With self-releasing becoming an increasingly popular option for new artists, is there still a need for indie labels? That was one of the issues pondered by Australian delegates at this year’s Going Global Music Summit in Auckland over the weekend.

While there was broad agreement that many of the functions of a traditional label could now be handled by artists or their manager on a DIY basis, there was a consensus that record companies still had a very important role to play.

Ben O’Connor, co-founder of Chapter Music, admitted not every act needed a label these days because “you can do all of this stuff yourself”. However, he added: “I am someone who look to labels to hear new music. That’s how I find out about new music by going to the Bandcamp sites of the labels that I really love. To me in some ways labels are more important than ever because they are taste gatekeeper – like I know that I’m going like most of the things that Hyper Dub put out.”
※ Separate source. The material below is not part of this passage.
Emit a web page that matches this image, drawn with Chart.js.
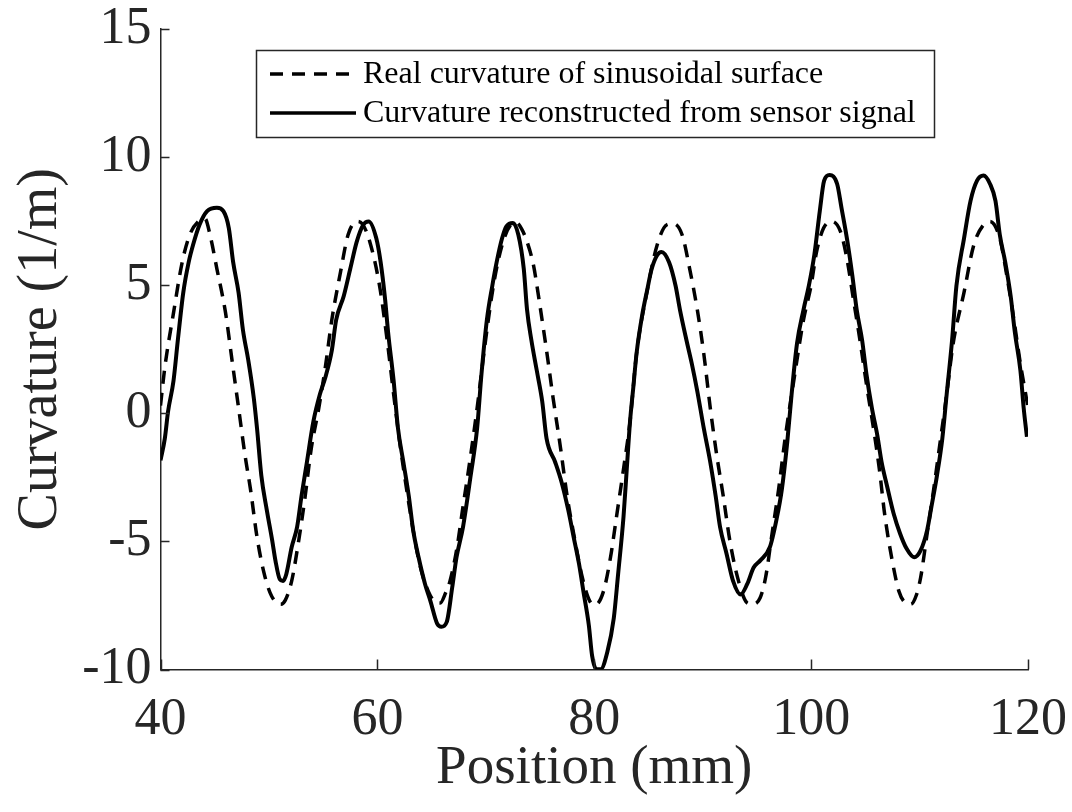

Maggie Collins, artist manager, broadcaster and BIGSOUND programmer, also believes that the taste-making role of indie labels remains hugely important. Signing with a label meant that you were part of a community of artists and that helped foster a sense of trust among fans when it came to new acts, she explained.

Industry icon Maggie Collins, who has recently launched her music service company Morning Belle
Maggie Collins

From the distributors’ perspective, indie labels also remained an important part of the equation. Rick Butterworth, head of INgrooves Music Group’s Australasian operations, said that while the company did work directly with some artists, the company’s preference was to partner with a label.
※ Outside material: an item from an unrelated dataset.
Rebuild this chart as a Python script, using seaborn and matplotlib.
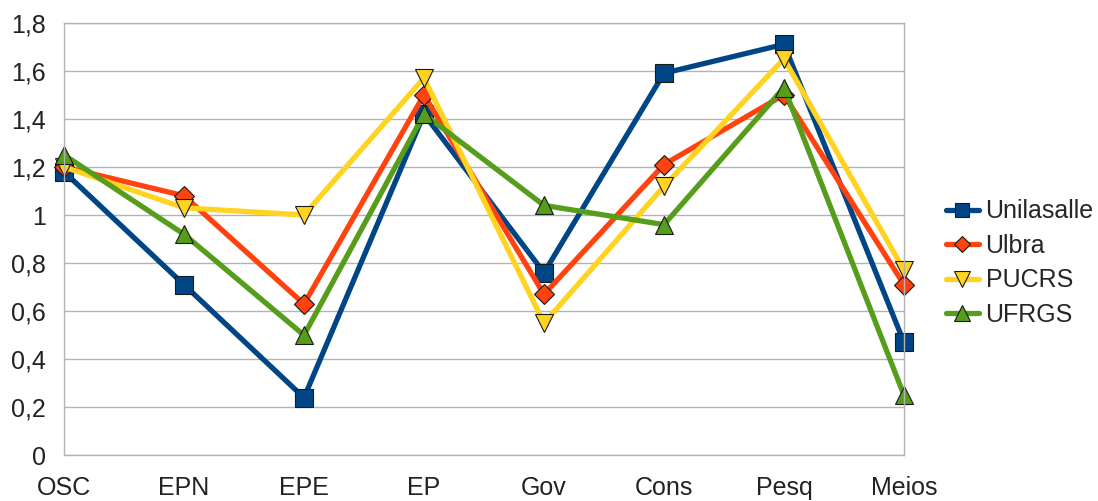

“That doesn’t mean we wouldn’t work with artists one on one, but really we’re looking to work with labels who have experience in the marketplace and have a team that is generally going to help support what ever releases are coming through that channel. So we think that the independent label is still super relevant in terms of what’s happening on the ground.”

At the same time, both Butterworth and O’Connor agree that some managers now effectively act as ‘labels’ for their own artists. Henry Compton, director of sales and operations for The Orchard, added: “I think it’s a really interesting and exciting time to be in the industry because artists and managers have got more power than ever before, and have got access to market in a much more fluid way. But we are signing all sorts of deals – there’s nothing on or off the table.”

According to Mick Tarbuk, country manager for Believe Digital, it is all about relationships and aligning the services that work best for an artist or label.

“It’s more about having these services available and then allowing the artist or manager to choose what they want or how they want to work a release. So it is a little more flexible in a way.”

While the advent of streaming has placed more control in the hands of artists, in another way it has also benefited indie labels when it comes to the world stage.

For example, O’Connor said Chapter Music has a worldwide deal with Secretly Distribution but worked closely with the digital teams in every territory to make sure that they were fully across everything.

Ashley Gay, founder of Xelon Entertainment, added: “Traditionally, it was really important to sub-license territory by territory. These days it is not so important because there has never been so many promo or PR people in each territory. The options are there for you to maintain that control from your home territory and deal with those people rather than having to deal with separate labels.”

Ultimately, the delegates agreed that it comes back to the talent – their songs and what sort of vision they have for their music career.

As O’Connor noted: “I’m not someone who is like ‘I wish it was like the good old days’. I love vinyl and I love records, but I don’t care how people come to music as long as they’re listening to good music.”